**Data for this task:**

=-=-=-=-=

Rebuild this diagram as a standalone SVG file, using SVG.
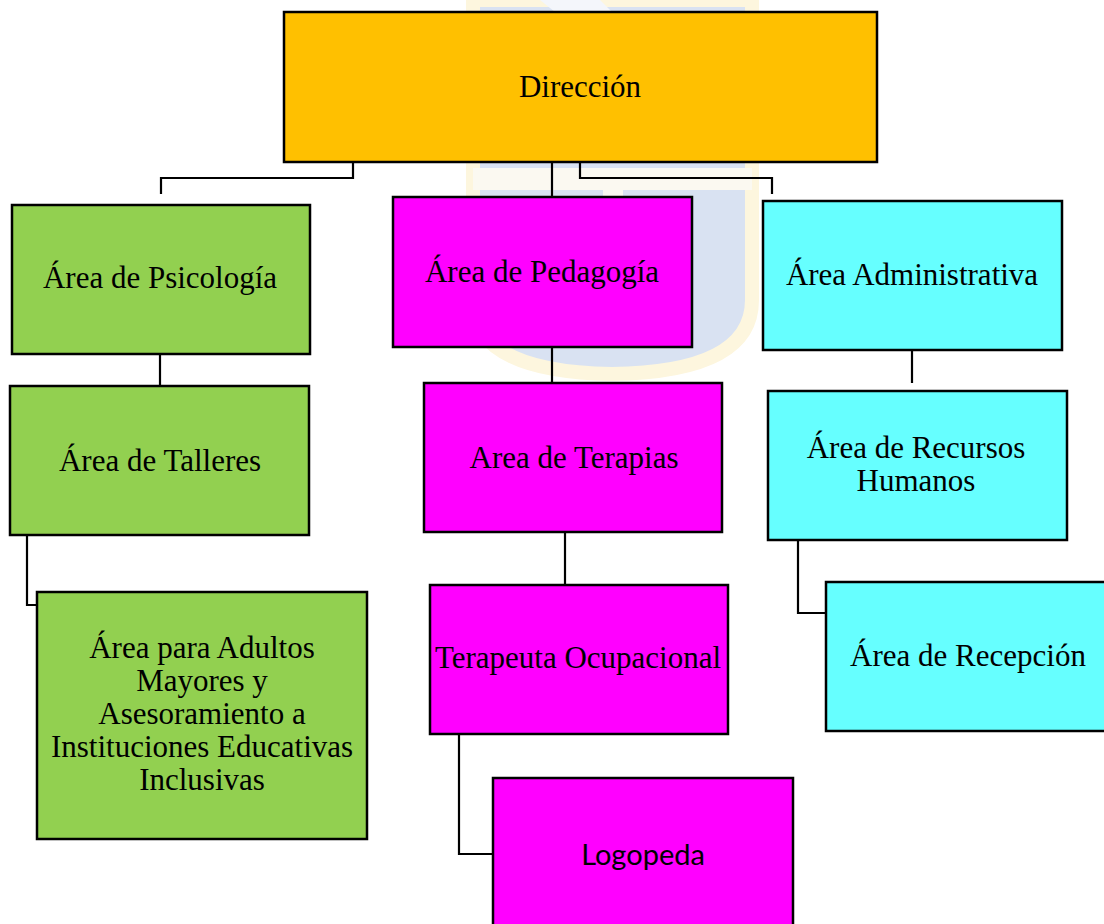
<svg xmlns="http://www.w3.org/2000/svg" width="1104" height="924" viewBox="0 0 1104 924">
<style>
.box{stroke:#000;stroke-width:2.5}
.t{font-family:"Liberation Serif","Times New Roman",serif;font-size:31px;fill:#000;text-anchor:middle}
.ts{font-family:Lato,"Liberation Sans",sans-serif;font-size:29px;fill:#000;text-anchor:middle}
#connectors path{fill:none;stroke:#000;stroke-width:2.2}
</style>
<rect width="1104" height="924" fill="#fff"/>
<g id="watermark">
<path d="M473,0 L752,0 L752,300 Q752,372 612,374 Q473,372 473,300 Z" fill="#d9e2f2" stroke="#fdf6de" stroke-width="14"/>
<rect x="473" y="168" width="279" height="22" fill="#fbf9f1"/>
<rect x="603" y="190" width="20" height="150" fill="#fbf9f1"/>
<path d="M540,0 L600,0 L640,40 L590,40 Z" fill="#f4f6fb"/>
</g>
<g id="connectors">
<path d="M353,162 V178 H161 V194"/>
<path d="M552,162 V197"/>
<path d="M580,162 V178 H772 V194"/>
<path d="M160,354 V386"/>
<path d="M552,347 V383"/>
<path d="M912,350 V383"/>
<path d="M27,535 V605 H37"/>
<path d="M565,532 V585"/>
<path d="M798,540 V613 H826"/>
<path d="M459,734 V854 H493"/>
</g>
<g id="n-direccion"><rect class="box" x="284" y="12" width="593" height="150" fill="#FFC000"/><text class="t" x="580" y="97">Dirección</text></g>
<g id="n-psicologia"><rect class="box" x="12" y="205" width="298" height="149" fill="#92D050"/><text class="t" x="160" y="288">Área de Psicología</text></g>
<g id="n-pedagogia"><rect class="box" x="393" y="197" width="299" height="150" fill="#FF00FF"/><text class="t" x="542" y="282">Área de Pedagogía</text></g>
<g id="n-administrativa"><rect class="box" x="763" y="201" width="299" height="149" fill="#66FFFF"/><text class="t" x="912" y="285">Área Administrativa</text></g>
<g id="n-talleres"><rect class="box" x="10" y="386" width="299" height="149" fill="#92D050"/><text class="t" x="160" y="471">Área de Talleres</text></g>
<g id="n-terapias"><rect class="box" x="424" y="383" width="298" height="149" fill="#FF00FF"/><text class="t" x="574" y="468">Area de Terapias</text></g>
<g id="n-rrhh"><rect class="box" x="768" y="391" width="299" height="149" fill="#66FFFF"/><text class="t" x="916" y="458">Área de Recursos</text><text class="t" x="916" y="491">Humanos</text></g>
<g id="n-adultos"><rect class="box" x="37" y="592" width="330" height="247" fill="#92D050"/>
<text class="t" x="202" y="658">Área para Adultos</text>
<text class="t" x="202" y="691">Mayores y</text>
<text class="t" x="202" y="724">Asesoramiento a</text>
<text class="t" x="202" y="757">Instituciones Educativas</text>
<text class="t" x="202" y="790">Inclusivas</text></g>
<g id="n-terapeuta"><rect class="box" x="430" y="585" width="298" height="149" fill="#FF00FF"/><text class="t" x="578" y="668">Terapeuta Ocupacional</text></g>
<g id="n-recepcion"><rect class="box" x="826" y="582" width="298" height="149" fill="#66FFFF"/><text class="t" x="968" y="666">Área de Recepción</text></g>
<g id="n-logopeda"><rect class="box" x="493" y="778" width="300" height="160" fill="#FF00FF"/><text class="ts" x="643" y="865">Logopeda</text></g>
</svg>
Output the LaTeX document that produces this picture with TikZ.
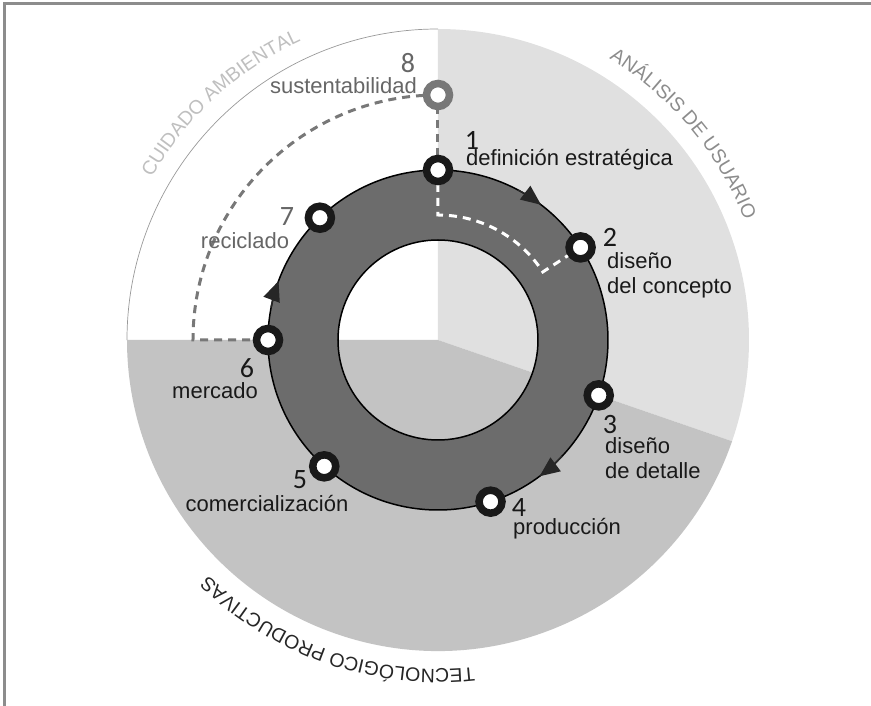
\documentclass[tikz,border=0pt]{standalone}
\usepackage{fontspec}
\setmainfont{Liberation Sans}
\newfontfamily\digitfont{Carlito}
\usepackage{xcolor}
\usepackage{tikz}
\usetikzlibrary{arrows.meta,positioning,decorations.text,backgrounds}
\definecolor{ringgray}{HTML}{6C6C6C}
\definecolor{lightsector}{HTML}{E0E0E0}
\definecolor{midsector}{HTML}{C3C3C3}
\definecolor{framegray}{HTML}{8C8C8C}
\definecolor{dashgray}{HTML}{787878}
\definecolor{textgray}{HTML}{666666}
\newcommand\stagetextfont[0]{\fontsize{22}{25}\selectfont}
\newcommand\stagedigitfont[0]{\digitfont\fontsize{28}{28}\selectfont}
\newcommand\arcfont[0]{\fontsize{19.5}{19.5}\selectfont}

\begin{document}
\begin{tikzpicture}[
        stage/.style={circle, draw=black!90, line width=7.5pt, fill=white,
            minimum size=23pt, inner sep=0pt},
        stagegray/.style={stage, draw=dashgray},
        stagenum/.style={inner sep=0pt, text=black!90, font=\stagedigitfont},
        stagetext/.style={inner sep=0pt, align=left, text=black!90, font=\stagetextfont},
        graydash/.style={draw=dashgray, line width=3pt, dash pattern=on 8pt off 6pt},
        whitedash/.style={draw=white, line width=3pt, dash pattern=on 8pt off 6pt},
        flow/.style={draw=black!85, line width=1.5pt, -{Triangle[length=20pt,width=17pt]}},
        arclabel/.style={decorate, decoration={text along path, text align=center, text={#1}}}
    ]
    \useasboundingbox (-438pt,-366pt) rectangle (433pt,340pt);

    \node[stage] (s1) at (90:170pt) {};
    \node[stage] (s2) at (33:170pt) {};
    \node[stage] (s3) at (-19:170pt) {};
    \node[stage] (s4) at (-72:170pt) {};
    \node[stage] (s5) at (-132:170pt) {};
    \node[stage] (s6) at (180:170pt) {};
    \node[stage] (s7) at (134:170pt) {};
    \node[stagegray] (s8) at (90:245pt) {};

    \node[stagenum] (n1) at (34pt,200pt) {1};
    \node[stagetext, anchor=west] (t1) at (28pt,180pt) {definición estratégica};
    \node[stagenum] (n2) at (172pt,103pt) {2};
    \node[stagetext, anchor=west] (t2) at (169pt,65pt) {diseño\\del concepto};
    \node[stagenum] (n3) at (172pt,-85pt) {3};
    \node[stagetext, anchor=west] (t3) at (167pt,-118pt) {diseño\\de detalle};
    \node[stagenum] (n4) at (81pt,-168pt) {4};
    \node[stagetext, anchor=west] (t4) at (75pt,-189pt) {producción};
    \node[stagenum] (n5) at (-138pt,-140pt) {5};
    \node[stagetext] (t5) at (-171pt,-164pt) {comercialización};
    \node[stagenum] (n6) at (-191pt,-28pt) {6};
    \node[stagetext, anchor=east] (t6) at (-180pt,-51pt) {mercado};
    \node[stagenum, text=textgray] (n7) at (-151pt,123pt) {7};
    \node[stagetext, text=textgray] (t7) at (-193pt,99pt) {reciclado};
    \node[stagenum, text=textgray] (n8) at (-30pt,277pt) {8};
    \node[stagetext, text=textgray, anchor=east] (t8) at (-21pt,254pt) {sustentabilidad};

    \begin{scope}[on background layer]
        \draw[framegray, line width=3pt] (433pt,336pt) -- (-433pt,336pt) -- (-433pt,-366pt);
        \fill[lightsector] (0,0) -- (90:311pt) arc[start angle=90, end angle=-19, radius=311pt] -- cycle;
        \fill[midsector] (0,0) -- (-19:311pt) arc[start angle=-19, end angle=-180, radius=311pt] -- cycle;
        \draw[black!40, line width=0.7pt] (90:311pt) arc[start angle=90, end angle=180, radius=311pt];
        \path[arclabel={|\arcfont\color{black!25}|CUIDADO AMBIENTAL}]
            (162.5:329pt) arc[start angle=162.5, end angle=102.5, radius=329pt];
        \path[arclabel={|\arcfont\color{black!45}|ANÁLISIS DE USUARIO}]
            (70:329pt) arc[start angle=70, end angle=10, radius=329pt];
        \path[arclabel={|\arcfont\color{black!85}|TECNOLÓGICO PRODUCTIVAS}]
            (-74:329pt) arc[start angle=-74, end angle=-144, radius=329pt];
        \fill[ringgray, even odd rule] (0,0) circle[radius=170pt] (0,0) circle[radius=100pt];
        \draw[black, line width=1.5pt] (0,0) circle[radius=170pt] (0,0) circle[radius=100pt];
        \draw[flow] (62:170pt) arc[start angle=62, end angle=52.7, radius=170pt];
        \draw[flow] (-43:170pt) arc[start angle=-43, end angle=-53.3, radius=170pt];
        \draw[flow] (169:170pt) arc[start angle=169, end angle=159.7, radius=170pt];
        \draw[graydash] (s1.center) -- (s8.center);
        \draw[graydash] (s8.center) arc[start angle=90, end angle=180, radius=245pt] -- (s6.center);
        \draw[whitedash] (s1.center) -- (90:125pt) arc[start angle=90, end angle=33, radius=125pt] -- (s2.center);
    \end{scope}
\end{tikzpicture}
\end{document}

=-=-=-=-=

**Task instructions:** Of the lines above, copy each that contains "standalone".

**Exercise output:**
Rebuild this diagram as a standalone SVG file, using SVG.
\documentclass[tikz,border=0pt]{standalone}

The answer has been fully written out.